▶ _Work to complete_
Exactly the lines from the first line of the records to the line holding "serif = 'Liberation Serif'" should be duplicated, and nothing more; pictures stay out.

▶ _Source data_
■ ■ ■ ■ ■ ■ ■

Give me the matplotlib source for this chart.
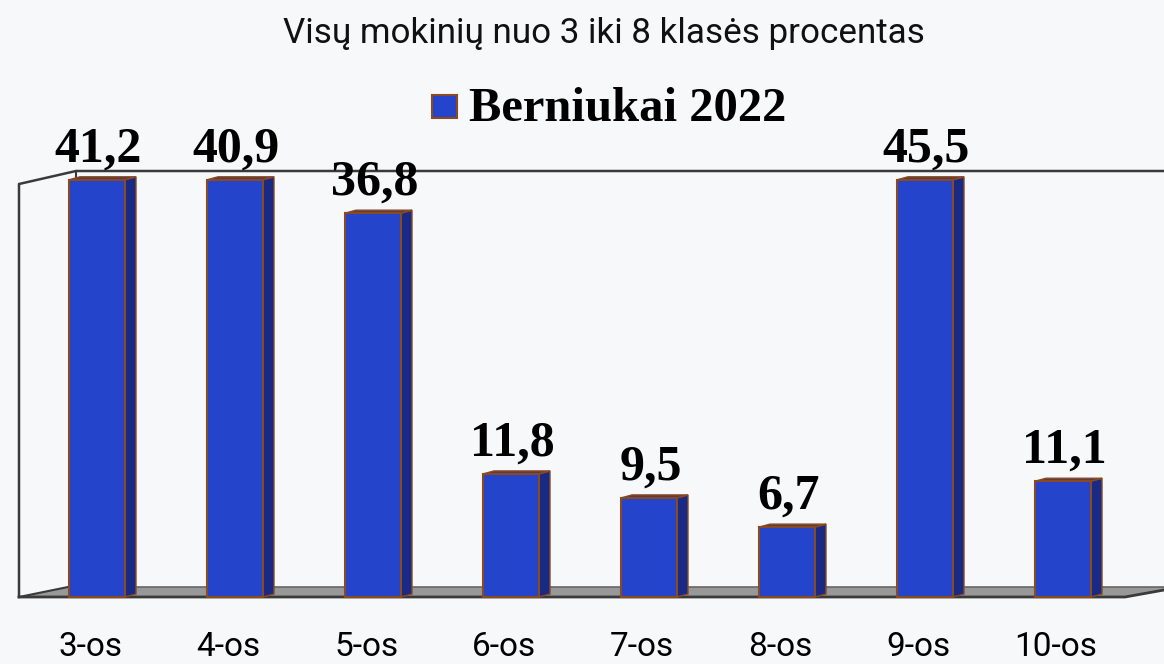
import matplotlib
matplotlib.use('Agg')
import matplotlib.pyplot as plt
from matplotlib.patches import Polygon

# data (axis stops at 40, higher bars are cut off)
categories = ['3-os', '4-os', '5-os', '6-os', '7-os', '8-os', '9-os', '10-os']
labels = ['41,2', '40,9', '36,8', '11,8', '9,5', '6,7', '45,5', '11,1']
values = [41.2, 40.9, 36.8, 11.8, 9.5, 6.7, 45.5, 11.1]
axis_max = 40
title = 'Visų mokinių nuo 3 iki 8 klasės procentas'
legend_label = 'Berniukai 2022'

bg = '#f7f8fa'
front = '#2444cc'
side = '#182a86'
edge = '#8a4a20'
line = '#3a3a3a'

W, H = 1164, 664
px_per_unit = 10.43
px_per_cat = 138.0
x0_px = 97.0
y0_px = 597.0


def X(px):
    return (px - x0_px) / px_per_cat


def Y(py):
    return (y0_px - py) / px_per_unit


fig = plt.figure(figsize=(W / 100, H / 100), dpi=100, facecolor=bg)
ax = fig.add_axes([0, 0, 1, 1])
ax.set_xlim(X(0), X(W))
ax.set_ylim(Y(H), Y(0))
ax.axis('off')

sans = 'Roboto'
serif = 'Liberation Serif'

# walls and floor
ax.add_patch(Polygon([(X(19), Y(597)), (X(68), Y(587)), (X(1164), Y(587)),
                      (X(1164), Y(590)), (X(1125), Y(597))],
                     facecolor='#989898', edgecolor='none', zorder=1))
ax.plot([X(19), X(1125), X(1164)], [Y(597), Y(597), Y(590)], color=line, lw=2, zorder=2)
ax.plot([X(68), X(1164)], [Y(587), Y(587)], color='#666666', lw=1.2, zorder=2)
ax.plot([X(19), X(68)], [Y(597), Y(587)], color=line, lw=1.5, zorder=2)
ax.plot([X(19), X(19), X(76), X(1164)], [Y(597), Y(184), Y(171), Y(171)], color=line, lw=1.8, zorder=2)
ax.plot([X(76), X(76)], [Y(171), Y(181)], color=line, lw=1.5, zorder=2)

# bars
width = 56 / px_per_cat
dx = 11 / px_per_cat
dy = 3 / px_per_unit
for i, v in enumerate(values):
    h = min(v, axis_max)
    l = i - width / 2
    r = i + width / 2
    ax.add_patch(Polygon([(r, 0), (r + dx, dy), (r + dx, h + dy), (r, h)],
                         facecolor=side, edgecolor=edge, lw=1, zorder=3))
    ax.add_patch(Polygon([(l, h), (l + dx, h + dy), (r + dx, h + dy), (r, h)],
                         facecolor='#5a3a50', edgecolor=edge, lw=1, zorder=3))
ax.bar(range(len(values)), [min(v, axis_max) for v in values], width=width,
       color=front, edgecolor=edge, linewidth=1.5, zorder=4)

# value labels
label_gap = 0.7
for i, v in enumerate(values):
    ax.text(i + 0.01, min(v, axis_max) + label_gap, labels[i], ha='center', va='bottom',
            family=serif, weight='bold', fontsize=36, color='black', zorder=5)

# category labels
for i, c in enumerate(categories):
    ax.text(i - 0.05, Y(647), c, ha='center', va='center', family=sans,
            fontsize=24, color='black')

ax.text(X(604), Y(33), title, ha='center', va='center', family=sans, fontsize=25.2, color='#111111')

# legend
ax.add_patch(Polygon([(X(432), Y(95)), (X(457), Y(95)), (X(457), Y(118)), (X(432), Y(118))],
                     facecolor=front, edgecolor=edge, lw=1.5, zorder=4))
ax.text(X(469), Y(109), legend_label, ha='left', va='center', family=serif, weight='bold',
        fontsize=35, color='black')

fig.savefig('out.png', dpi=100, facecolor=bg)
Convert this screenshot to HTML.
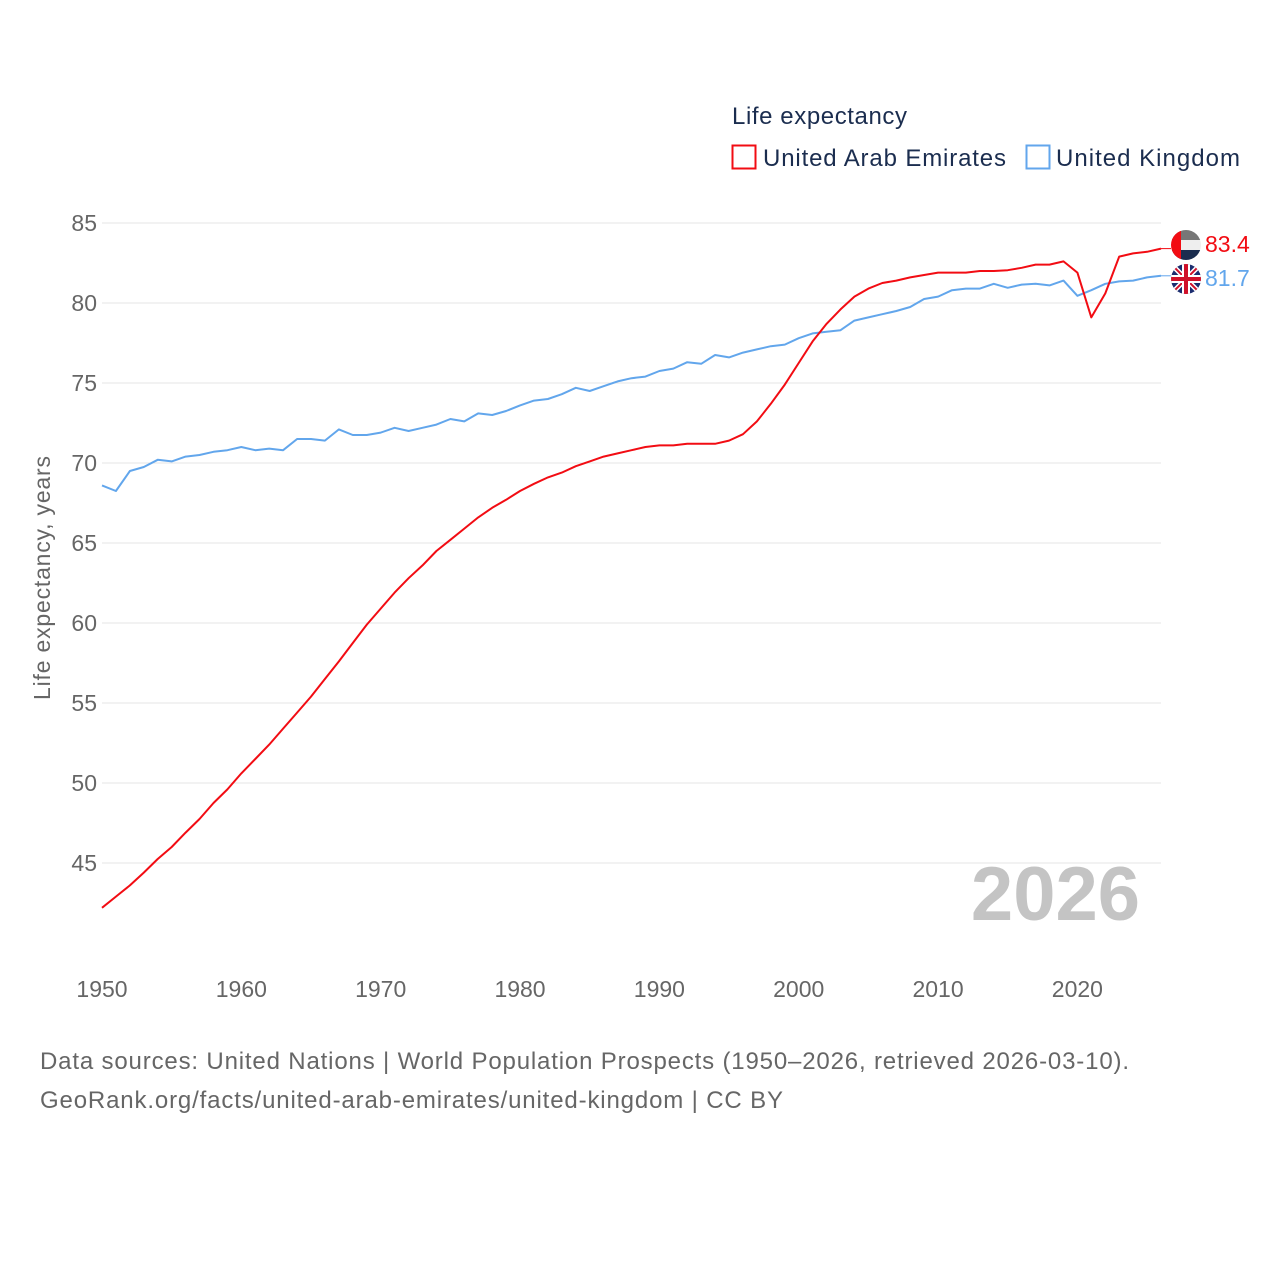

■ ■ ■ ■ ■ ■ ■

▶ _Task answer_
Give me the matplotlib source for this chart.
import matplotlib
matplotlib.use('Agg')
import matplotlib.pyplot as plt
from matplotlib.patches import Polygon

# data (axis stops at 40, higher bars are cut off)
categories = ['3-os', '4-os', '5-os', '6-os', '7-os', '8-os', '9-os', '10-os']
labels = ['41,2', '40,9', '36,8', '11,8', '9,5', '6,7', '45,5', '11,1']
values = [41.2, 40.9, 36.8, 11.8, 9.5, 6.7, 45.5, 11.1]
axis_max = 40
title = 'Visų mokinių nuo 3 iki 8 klasės procentas'
legend_label = 'Berniukai 2022'

bg = '#f7f8fa'
front = '#2444cc'
side = '#182a86'
edge = '#8a4a20'
line = '#3a3a3a'

W, H = 1164, 664
px_per_unit = 10.43
px_per_cat = 138.0
x0_px = 97.0
y0_px = 597.0


def X(px):
    return (px - x0_px) / px_per_cat


def Y(py):
    return (y0_px - py) / px_per_unit


fig = plt.figure(figsize=(W / 100, H / 100), dpi=100, facecolor=bg)
ax = fig.add_axes([0, 0, 1, 1])
ax.set_xlim(X(0), X(W))
ax.set_ylim(Y(H), Y(0))
ax.axis('off')

sans = 'Roboto'
serif = 'Liberation Serif'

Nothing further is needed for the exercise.